Dataset content:
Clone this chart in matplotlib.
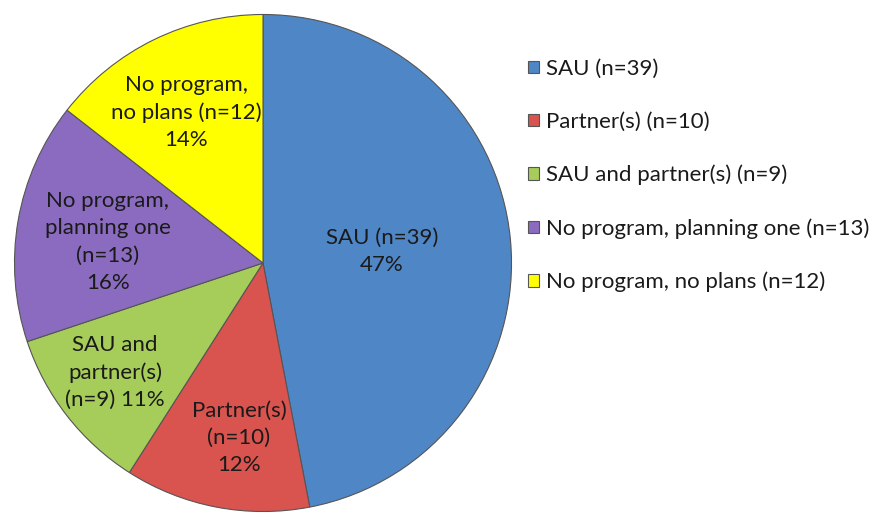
import numpy as np
import matplotlib
matplotlib.use("Agg")
import matplotlib.pyplot as plt

plt.rcParams['font.family'] = ['Lato', 'DejaVu Sans']

categories = ["SAU (n=39)", "Partner(s) (n=10)", "SAU and partner(s) (n=9)",
              "No program, planning one (n=13)", "No program, no plans (n=12)"]
counts = [39, 10, 9, 13, 12]
slice_labels = ["SAU (n=39)\n47%", "Partner(s)\n(n=10)\n12%", "SAU and\npartner(s)\n(n=9) 11%",
                "No program,\nplanning one\n(n=13)\n16%", "No program,\nno plans (n=12)\n14%"]
colors = ["#4F86C6", "#D9534F", "#A6CC5A", "#8B6BBF", "#FFFF00"]

# label radius / angle nudge for each slice (inside text)
label_r = [0.48, 0.71, 0.74, 0.63, 0.68]
label_dang = [0, 3, -1.5, 2, 1]

fig = plt.figure(figsize=(8.76, 5.17), dpi=100)
ax = fig.add_axes([12/876, 3/517, 502/876, 502/517])

wedges, _ = ax.pie(counts, colors=colors, startangle=90, counterclock=False, radius=1,
                   wedgeprops=dict(edgecolor="#555555", linewidth=0.8))

for w, txt, r, da in zip(wedges, slice_labels, label_r, label_dang):
    ang = np.deg2rad((w.theta1 + w.theta2) / 2 + da)
    ax.text(r*np.cos(ang), r*np.sin(ang), txt, ha="center", va="center",
            fontsize=16, linespacing=1.45, color="#1a1a1a")

ax.set_xlim(-1.01, 1.01)
ax.set_ylim(-1.01, 1.01)
ax.set_aspect("equal")
ax.axis("off")

fig.legend(wedges, categories, loc="upper left", bbox_to_anchor=(519/876, 1 - 50/517),
           frameon=False, fontsize=16, handlelength=0.5, handleheight=0.5,
           handletextpad=0.3, labelspacing=1.48, borderaxespad=0,
           labelcolor="#1a1a1a")

fig.savefig("out.png", dpi=100)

Direction: Return exactly what appears from the opening line of the material through the line with "plt.rcParams['font.family'] = ['Lato', 'DejaVu", apart from the pictures.

Complete output:
Clone this chart in matplotlib.
import numpy as np
import matplotlib
matplotlib.use("Agg")
import matplotlib.pyplot as plt

plt.rcParams['font.family'] = ['Lato', 'DejaVu Sans']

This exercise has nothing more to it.